Bahia: Afro-Brazilian Traditions
Following the Atlantic coastline southward, one encounters the rich and soulful food of Bahia. Defined by its music, dance, food, and religion, the Bahian city of Salvador is known for its distinctive clay pot stews and street foods evolving out of colonial plantation kitchens. Ingredients like dried shrimp, farinha, dendê oil, okra, malagueta peppers, and coconut milk feature prominently in the region's cooking. Many of Bahia's rural communities still produce their own dendê oil and farinha, taking pride in the artisanal production process of these iconic Bahian ingredients.

Acarajé
On the streets of Salvador, fried fradinho bean fritters known as acarajé perfume the air as women dressed in white clothing, called baianas de tabuleiro, peddle the fritters all hours of the day and night. The dress and foods are symbols of Candomble, a religion fusing African and Catholic beliefs that keeps culinary traditions alive and well with constant offerings of food and drink to its patron saints.

The Moquecas of Bahia
Few comfort foods come as close to nirvana as the moquecas of Bahia—clay pot seafood stews thickened with coconut milk and seasoned with dendê oil, yellow onion, tomato, green bell pepper, and cilantro. Whether it is freshly caught fish like cavala, shrimp, octopus, and lobster, or homemade coconut milk and dendê oil, the secret to a perfect moqueca lies in the freshness of the ingredients.

Southeastern Brazil
São Paulo Markets
At the Mercado Municipal, with its vintage stained glass and turn of the century architecture, we get an introduction to the ingredients that stock the Brazilian pantry.

From salted pork and beef products like air-dried cuts of carne seca—essential for making Brazil's favorite dish, a hearty meat and black bean stew called feijoada completa—to manioc-based products like farinhas, farofas, polivilhos, and tapiocas, these products are evidence of Portuguese and indigenous roots. Vibrantly colored hot peppers and pimentos fill the market stall with Crayola box colors, ranging from the fiery red-and-green malagueta pepper and bright yellow cumari do pará to the fingerlike dedo de moça pepper and pointy candy apple red pimenta biquinho, whose name was derived from its resemblance to a bird's beak. Regardless of the variety, Brazil's hot peppers are used sparingly. They are often combined with vinegar, then bottled and served as a condiment with the country's regional cuisines.

Rio Street Foods
In Rio, the beaches play center stage to a dramatic backdrop of coastal topography and the tumultuous, azure waters of the Atlantic, a perfect foil for beach-loving locals who refer to themselves as "cariocas." Here they relish their street foods, like grilled queijo coalho, barbecued prawns, codfish pasteis, and cold, refreshing coconut water served au naturel. Chope, an unpasteurized draft beer; and Caiprinhas, Brazil's national cocktail, which is made with fresh lime juice and a rum-like distillation called cachaça, are permanent fixtures on Rio's beaches.

Southern Brazil
Churrasco: Brazilian Gaucho-style Barbecue
Churrasco is Brazil's version of cowboy barbecue. Invented by the gauchos, the Brazilian horsemen who herded cattle in the Rio Grande do Sul region of Southern Brazil, churrasco was originally a method of spit roasting cuts of meat by the fire.

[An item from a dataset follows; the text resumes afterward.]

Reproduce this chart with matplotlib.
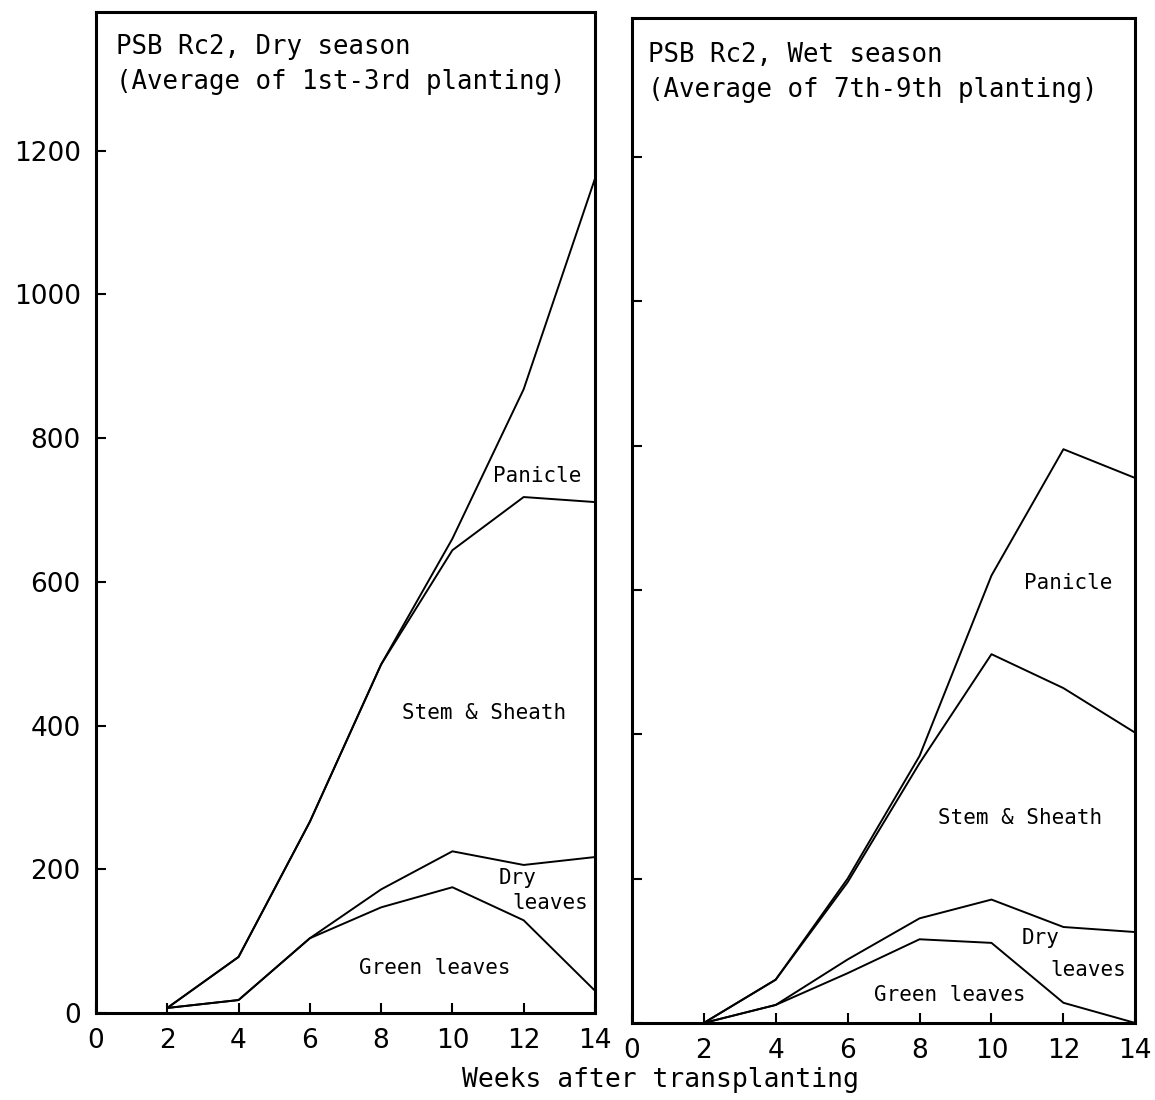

Today, the steakhouse-style restaurants continuing this tradition of cowboy cooking are known as churrascarias. Enormous automated charcoal and wood rotisseries have replaced the outdoor fire pits, but the slow roasting and basting process remains much as it was nearly two centuries ago.

A Cultural Rite of Passage: Feijoada Completa
Any discussion of Brazil's iconic dishes is incomplete without an in-depth look at the country's national dish—feijoada completa. Originating in Bahia, feijoada is now found in every corner of the Brazilian Republic. It is more than just a bean stew; it is a cultural rite of passage. Cariocas, Paulistas, Mineiras, and Baianos will all tell you their version is the best.

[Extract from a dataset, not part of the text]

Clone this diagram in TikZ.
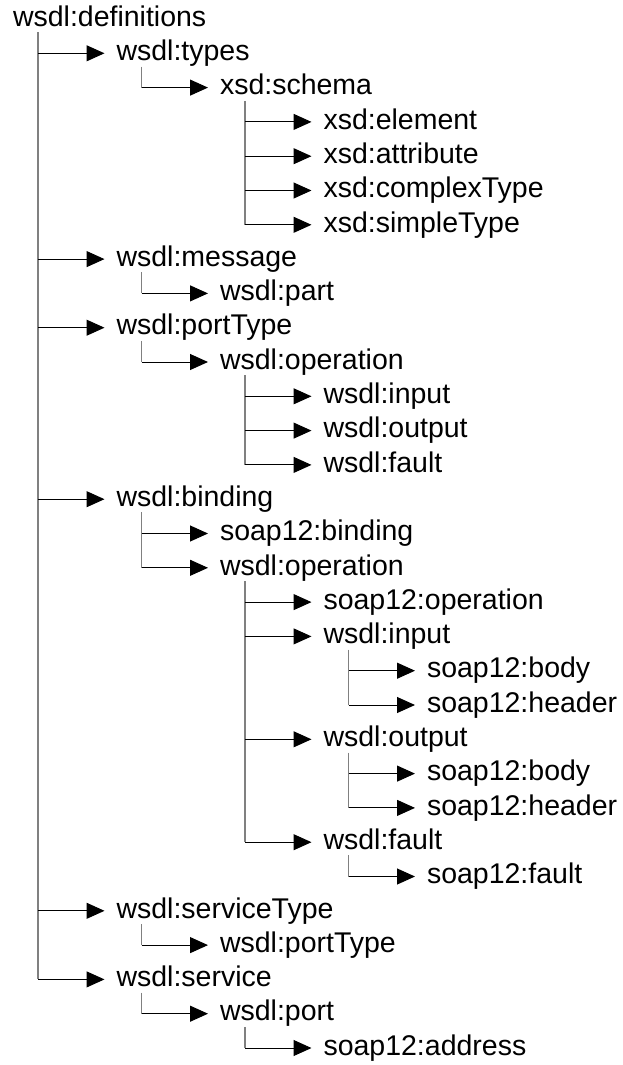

Feijoada completa refers to the "whole meal," served with the principal dish of stewed beans cooked with 11 different types of smoked or cured pork meats, sausages, and carne de sol. Every imaginable part of the pig is fair game in a traditional feijoada, but the trotters are essential as they thicken the stew with their natural gelatins. Slowly simmered for 5 to 6 hours, the ingredients produce rich flavors that are perfectly paired with side dishes like garlic-sautéed collard greens, fried manioc root, crisp pork cracklings known as torresmo, Brazilian white rice, preserved malagueta peppers, and orange slices.